-------- DATA TO USE

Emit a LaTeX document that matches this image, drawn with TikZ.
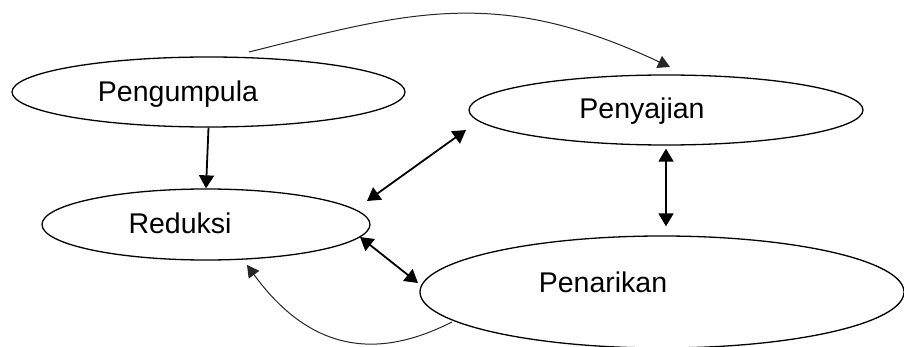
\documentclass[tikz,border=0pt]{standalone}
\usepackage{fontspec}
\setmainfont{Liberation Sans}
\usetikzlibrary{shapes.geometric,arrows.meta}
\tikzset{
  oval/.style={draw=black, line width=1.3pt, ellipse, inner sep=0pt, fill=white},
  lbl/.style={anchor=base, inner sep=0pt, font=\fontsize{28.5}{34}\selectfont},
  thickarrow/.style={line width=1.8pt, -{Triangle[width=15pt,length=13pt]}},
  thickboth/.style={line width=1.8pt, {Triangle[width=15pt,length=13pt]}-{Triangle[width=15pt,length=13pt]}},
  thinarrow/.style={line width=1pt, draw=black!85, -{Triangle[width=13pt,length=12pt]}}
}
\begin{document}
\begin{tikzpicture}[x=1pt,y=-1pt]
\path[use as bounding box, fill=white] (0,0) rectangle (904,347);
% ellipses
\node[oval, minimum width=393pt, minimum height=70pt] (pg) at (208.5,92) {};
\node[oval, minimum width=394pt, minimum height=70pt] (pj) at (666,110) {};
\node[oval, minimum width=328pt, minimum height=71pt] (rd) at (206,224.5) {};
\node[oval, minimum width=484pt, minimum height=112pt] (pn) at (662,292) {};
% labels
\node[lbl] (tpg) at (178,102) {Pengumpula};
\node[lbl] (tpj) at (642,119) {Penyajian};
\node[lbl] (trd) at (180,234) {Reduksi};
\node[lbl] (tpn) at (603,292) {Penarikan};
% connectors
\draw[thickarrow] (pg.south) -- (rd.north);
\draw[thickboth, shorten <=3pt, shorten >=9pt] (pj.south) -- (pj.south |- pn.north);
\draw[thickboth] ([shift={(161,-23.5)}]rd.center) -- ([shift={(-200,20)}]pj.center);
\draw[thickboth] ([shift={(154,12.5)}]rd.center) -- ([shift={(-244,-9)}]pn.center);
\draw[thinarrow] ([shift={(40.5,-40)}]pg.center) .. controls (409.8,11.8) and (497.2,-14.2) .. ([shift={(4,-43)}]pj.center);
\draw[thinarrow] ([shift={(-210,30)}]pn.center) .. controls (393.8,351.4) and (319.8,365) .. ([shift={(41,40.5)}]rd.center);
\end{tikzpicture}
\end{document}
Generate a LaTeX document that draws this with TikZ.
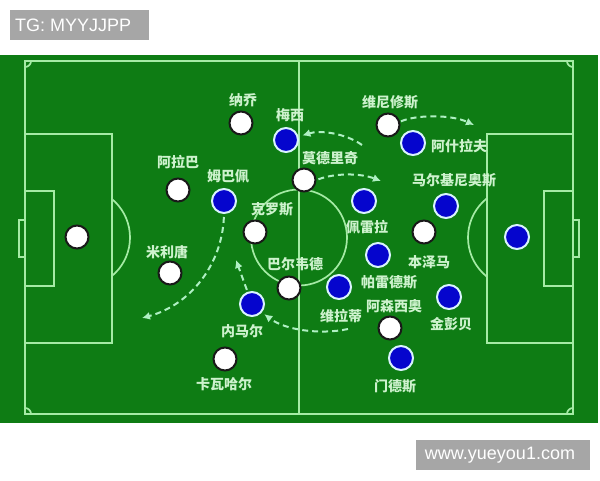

----------------

Give back every line exactly as it stands, pictures excluded.

◆ **FULL OUTPUT**
Emit a LaTeX document that matches this image, drawn with TikZ.
\documentclass[tikz,border=0pt]{standalone}
\usepackage{fontspec}
\setmainfont{Liberation Sans}
\usetikzlibrary{shapes.geometric,arrows.meta}
\tikzset{
  oval/.style={draw=black, line width=1.3pt, ellipse, inner sep=0pt, fill=white},
  lbl/.style={anchor=base, inner sep=0pt, font=\fontsize{28.5}{34}\selectfont},
  thickarrow/.style={line width=1.8pt, -{Triangle[width=15pt,length=13pt]}},
  thickboth/.style={line width=1.8pt, {Triangle[width=15pt,length=13pt]}-{Triangle[width=15pt,length=13pt]}},
  thinarrow/.style={line width=1pt, draw=black!85, -{Triangle[width=13pt,length=12pt]}}
}
\begin{document}
\begin{tikzpicture}[x=1pt,y=-1pt]
\path[use as bounding box, fill=white] (0,0) rectangle (904,347);
% ellipses
\node[oval, minimum width=393pt, minimum height=70pt] (pg) at (208.5,92) {};
\node[oval, minimum width=394pt, minimum height=70pt] (pj) at (666,110) {};
\node[oval, minimum width=328pt, minimum height=71pt] (rd) at (206,224.5) {};
\node[oval, minimum width=484pt, minimum height=112pt] (pn) at (662,292) {};
% labels
\node[lbl] (tpg) at (178,102) {Pengumpula};
\node[lbl] (tpj) at (642,119) {Penyajian};
\node[lbl] (trd) at (180,234) {Reduksi};
\node[lbl] (tpn) at (603,292) {Penarikan};
% connectors
\draw[thickarrow] (pg.south) -- (rd.north);
\draw[thickboth, shorten <=3pt, shorten >=9pt] (pj.south) -- (pj.south |- pn.north);
\draw[thickboth] ([shift={(161,-23.5)}]rd.center) -- ([shift={(-200,20)}]pj.center);
\draw[thickboth] ([shift={(154,12.5)}]rd.center) -- ([shift={(-244,-9)}]pn.center);
\draw[thinarrow] ([shift={(40.5,-40)}]pg.center) .. controls (409.8,11.8) and (497.2,-14.2) .. ([shift={(4,-43)}]pj.center);
\draw[thinarrow] ([shift={(-210,30)}]pn.center) .. controls (393.8,351.4) and (319.8,365) .. ([shift={(41,40.5)}]rd.center);
\end{tikzpicture}
\end{document}
Generate a LaTeX document that draws this with TikZ.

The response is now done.